## WHAT YOU HAVE TO DO:
Show every line where "with" occurs.

## INFORMATION SUPPLIED:
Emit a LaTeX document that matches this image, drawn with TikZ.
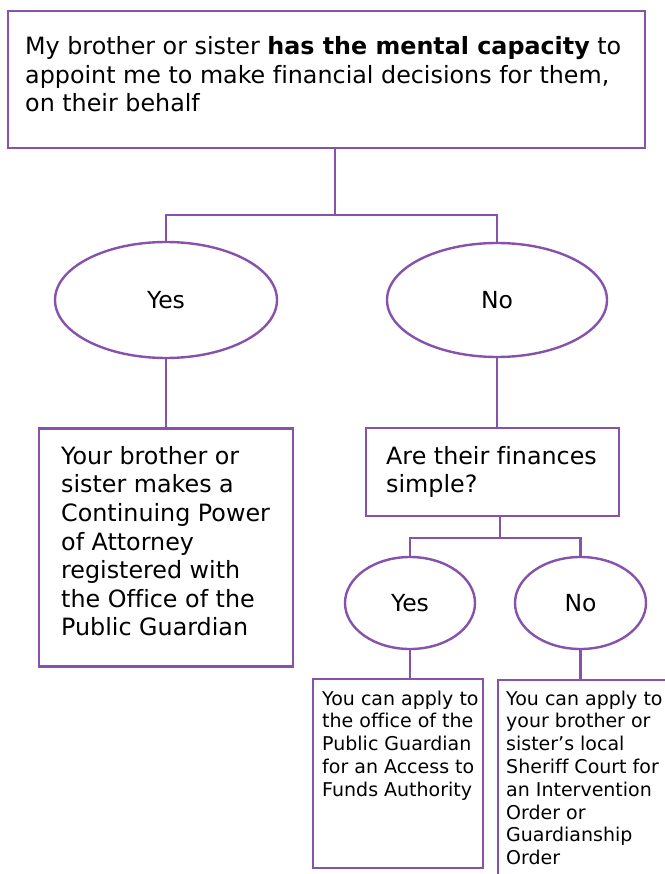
\documentclass[tikz,border=0pt]{standalone}
\usepackage{fontspec}
\setmainfont[Ligatures={NoCommon}]{DejaVu Sans}
\usetikzlibrary{shapes.geometric}
\definecolor{lilac}{RGB}{134,82,172}
\tikzset{
  box/.style={draw=lilac, line width=2.4pt, rectangle, inner sep=0pt},
  oval/.style={draw=lilac, line width=2.4pt, ellipse, inner sep=0pt, font=\fontsize{23.5}{28}\selectfont},
  bigtxt/.style={anchor=north west, inner sep=0pt, align=left, font=\fontsize{23.8}{28.6}\selectfont},
  smalltxt/.style={anchor=north west, inner sep=0pt, align=left, font=\fontsize{19}{22.8}\selectfont},
  link/.style={draw=lilac, line width=2.8pt}
}
\begin{document}
\begin{tikzpicture}[x=1pt,y=-1pt]
\useasboundingbox (0,0) rectangle (664,874);
\fill[white] (0,0) rectangle (664,874);
% boxes
\node[box, minimum width=637pt, minimum height=137pt] (top) at (326.5,79.5) {};
\node[bigtxt] (toptxt) at (25,36.5) {My brother or sister \textbf{has the mental capacity} to\\appoint me to make financial decisions for them,\\on their behalf};
\node[oval, minimum width=222pt, minimum height=116pt] (yes1) at (166,300) {Yes};
\node[oval, minimum width=220pt, minimum height=114pt] (no1) at (497,300) {No};
\node[box, minimum width=254pt, minimum height=238pt] (res1) at (166,547.5) {};
\node[bigtxt] (res1txt) at (61,446) {Your brother or\\sister makes a\\Continuing Power\\of Attorney\\registered with\\the Office of the\\Public Guardian};
\node[box, minimum width=253pt, minimum height=88pt] (fin) at (492.5,472) {};
\node[bigtxt] (fintxt) at (386,446) {Are their finances\\simple?};
\node[oval, minimum width=130pt, minimum height=92pt] (yes2) at (410,603) {Yes};
\node[oval, minimum width=131pt, minimum height=92pt] (no2) at (580.5,603) {No};
\node[box, minimum width=170pt, minimum height=189pt] (res2) at (398,773.5) {};
\node[smalltxt] (res2txt) at (322,690.5) {You can apply to\\the office of the\\Public Guardian\\for an Access to\\Funds Authority};
\node[box, minimum width=200pt, minimum height=240pt] (res3) at (598,800) {};
\node[smalltxt] (res3txt) at (506,690.5) {You can apply to\\your brother or\\sister’s local\\Sheriff Court for\\an Intervention\\Order or\\Guardianship\\Order};
% connectors
\coordinate (j1) at (335,215);
\coordinate (j2) at (500,538);
\draw[link] (j1 |- top.south) -- (j1);
\draw[link] (yes1.north) |- (j1) -| (no1.north);
\draw[link] (yes1.south) -- (yes1.south |- res1.north);
\draw[link] (no1.south) -- (no1.south |- fin.north);
\draw[link] (j2 |- fin.south) -- (j2);
\draw[link] (yes2.north) |- (j2) -| (no2.north);
\draw[link] (yes2.south) -- (yes2.south |- res2.north);
\draw[link] (no2.south) -- (no2.south |- res3.north);
\end{tikzpicture}
\end{document}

## TASK ANSWER:
Emit a LaTeX document that matches this image, drawn with TikZ.
\node[bigtxt] (res1txt) at (61,446) {Your brother or\\sister makes a\\Continuing Power\\of Attorney\\registered with\\the Office of the\\Public Guardian};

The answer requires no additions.